— START OF Data provided —
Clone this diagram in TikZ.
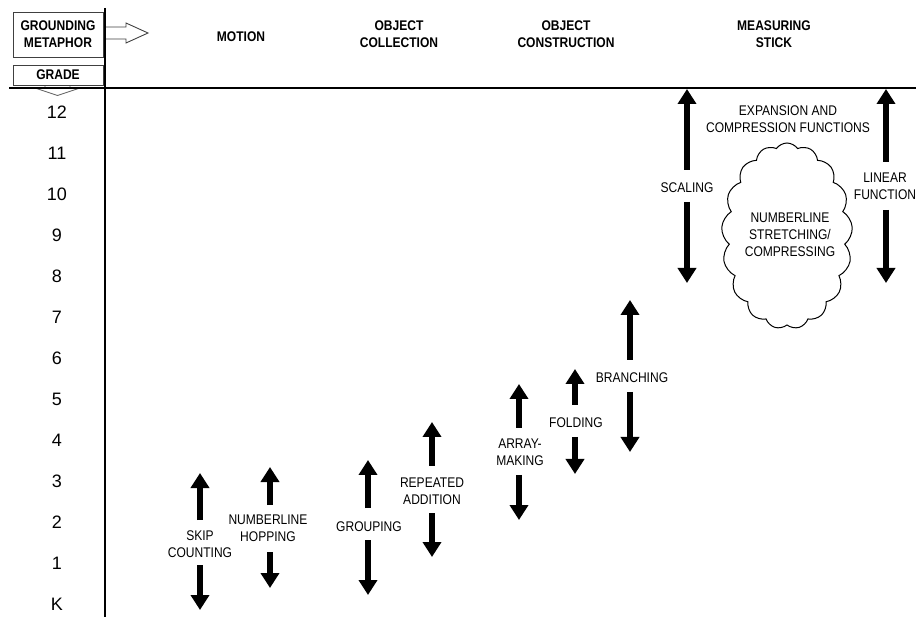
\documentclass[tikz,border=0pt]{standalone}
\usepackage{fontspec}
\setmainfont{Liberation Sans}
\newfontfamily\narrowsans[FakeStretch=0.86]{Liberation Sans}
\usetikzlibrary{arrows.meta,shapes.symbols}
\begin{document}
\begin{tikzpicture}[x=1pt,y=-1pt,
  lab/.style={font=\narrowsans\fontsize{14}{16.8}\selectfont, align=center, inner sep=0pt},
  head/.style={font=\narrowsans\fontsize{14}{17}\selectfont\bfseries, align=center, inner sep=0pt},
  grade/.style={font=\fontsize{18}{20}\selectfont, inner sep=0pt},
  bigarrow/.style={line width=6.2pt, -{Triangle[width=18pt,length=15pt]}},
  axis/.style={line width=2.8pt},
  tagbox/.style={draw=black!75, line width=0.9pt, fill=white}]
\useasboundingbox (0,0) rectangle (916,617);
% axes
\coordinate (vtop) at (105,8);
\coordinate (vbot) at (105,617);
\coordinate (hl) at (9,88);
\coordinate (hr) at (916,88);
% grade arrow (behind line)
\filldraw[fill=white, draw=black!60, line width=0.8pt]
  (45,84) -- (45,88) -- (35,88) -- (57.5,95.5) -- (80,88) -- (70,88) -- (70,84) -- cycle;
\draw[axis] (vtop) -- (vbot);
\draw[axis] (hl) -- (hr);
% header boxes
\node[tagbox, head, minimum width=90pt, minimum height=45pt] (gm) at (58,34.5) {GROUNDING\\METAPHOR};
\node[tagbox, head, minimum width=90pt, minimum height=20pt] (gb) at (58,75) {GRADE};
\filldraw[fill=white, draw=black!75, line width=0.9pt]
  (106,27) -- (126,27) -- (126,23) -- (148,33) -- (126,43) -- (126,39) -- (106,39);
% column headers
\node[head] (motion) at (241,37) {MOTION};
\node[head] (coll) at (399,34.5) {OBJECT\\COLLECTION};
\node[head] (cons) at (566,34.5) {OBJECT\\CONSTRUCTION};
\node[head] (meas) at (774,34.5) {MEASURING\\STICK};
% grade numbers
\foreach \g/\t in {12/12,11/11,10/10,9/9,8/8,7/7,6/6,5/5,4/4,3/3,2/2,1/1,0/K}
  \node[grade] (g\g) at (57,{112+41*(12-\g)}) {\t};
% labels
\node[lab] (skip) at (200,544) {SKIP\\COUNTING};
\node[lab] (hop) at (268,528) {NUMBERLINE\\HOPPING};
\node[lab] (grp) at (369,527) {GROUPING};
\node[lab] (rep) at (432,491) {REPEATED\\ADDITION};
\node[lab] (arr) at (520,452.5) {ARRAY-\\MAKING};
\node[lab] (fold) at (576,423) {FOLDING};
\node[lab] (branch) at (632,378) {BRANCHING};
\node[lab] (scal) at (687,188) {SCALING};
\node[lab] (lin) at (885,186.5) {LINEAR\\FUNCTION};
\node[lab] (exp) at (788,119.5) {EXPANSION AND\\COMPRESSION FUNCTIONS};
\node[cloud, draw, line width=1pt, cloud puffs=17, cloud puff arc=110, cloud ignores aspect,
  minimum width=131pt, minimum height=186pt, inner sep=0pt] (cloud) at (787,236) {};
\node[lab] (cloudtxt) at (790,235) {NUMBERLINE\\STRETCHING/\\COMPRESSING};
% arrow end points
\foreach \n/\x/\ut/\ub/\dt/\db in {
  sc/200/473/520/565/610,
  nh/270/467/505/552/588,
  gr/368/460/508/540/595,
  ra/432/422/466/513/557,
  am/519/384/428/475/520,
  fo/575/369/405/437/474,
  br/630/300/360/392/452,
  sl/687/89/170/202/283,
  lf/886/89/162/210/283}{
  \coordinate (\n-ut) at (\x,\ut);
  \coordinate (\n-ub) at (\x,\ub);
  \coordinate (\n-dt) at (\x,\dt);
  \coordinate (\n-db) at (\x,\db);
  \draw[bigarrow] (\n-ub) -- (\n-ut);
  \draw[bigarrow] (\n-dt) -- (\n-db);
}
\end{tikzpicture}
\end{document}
— END OF Data provided —
▸ Short exercise
All of the data above should be transcribed verbatim, with pictures omitted.

▸ Solution for this exercise
Clone this diagram in TikZ.
\documentclass[tikz,border=0pt]{standalone}
\usepackage{fontspec}
\setmainfont{Liberation Sans}
\newfontfamily\narrowsans[FakeStretch=0.86]{Liberation Sans}
\usetikzlibrary{arrows.meta,shapes.symbols}
\begin{document}
\begin{tikzpicture}[x=1pt,y=-1pt,
  lab/.style={font=\narrowsans\fontsize{14}{16.8}\selectfont, align=center, inner sep=0pt},
  head/.style={font=\narrowsans\fontsize{14}{17}\selectfont\bfseries, align=center, inner sep=0pt},
  grade/.style={font=\fontsize{18}{20}\selectfont, inner sep=0pt},
  bigarrow/.style={line width=6.2pt, -{Triangle[width=18pt,length=15pt]}},
  axis/.style={line width=2.8pt},
  tagbox/.style={draw=black!75, line width=0.9pt, fill=white}]
\useasboundingbox (0,0) rectangle (916,617);
% axes
\coordinate (vtop) at (105,8);
\coordinate (vbot) at (105,617);
\coordinate (hl) at (9,88);
\coordinate (hr) at (916,88);
% grade arrow (behind line)
\filldraw[fill=white, draw=black!60, line width=0.8pt]
  (45,84) -- (45,88) -- (35,88) -- (57.5,95.5) -- (80,88) -- (70,88) -- (70,84) -- cycle;
\draw[axis] (vtop) -- (vbot);
\draw[axis] (hl) -- (hr);
% header boxes
\node[tagbox, head, minimum width=90pt, minimum height=45pt] (gm) at (58,34.5) {GROUNDING\\METAPHOR};
\node[tagbox, head, minimum width=90pt, minimum height=20pt] (gb) at (58,75) {GRADE};
\filldraw[fill=white, draw=black!75, line width=0.9pt]
  (106,27) -- (126,27) -- (126,23) -- (148,33) -- (126,43) -- (126,39) -- (106,39);
% column headers
\node[head] (motion) at (241,37) {MOTION};
\node[head] (coll) at (399,34.5) {OBJECT\\COLLECTION};
\node[head] (cons) at (566,34.5) {OBJECT\\CONSTRUCTION};
\node[head] (meas) at (774,34.5) {MEASURING\\STICK};
% grade numbers
\foreach \g/\t in {12/12,11/11,10/10,9/9,8/8,7/7,6/6,5/5,4/4,3/3,2/2,1/1,0/K}
  \node[grade] (g\g) at (57,{112+41*(12-\g)}) {\t};
% labels
\node[lab] (skip) at (200,544) {SKIP\\COUNTING};
\node[lab] (hop) at (268,528) {NUMBERLINE\\HOPPING};
\node[lab] (grp) at (369,527) {GROUPING};
\node[lab] (rep) at (432,491) {REPEATED\\ADDITION};
\node[lab] (arr) at (520,452.5) {ARRAY-\\MAKING};
\node[lab] (fold) at (576,423) {FOLDING};
\node[lab] (branch) at (632,378) {BRANCHING};
\node[lab] (scal) at (687,188) {SCALING};
\node[lab] (lin) at (885,186.5) {LINEAR\\FUNCTION};
\node[lab] (exp) at (788,119.5) {EXPANSION AND\\COMPRESSION FUNCTIONS};
\node[cloud, draw, line width=1pt, cloud puffs=17, cloud puff arc=110, cloud ignores aspect,
  minimum width=131pt, minimum height=186pt, inner sep=0pt] (cloud) at (787,236) {};
\node[lab] (cloudtxt) at (790,235) {NUMBERLINE\\STRETCHING/\\COMPRESSING};
% arrow end points
\foreach \n/\x/\ut/\ub/\dt/\db in {
  sc/200/473/520/565/610,
  nh/270/467/505/552/588,
  gr/368/460/508/540/595,
  ra/432/422/466/513/557,
  am/519/384/428/475/520,
  fo/575/369/405/437/474,
  br/630/300/360/392/452,
  sl/687/89/170/202/283,
  lf/886/89/162/210/283}{
  \coordinate (\n-ut) at (\x,\ut);
  \coordinate (\n-ub) at (\x,\ub);
  \coordinate (\n-dt) at (\x,\dt);
  \coordinate (\n-db) at (\x,\db);
  \draw[bigarrow] (\n-ub) -- (\n-ut);
  \draw[bigarrow] (\n-dt) -- (\n-db);
}
\end{tikzpicture}
\end{document}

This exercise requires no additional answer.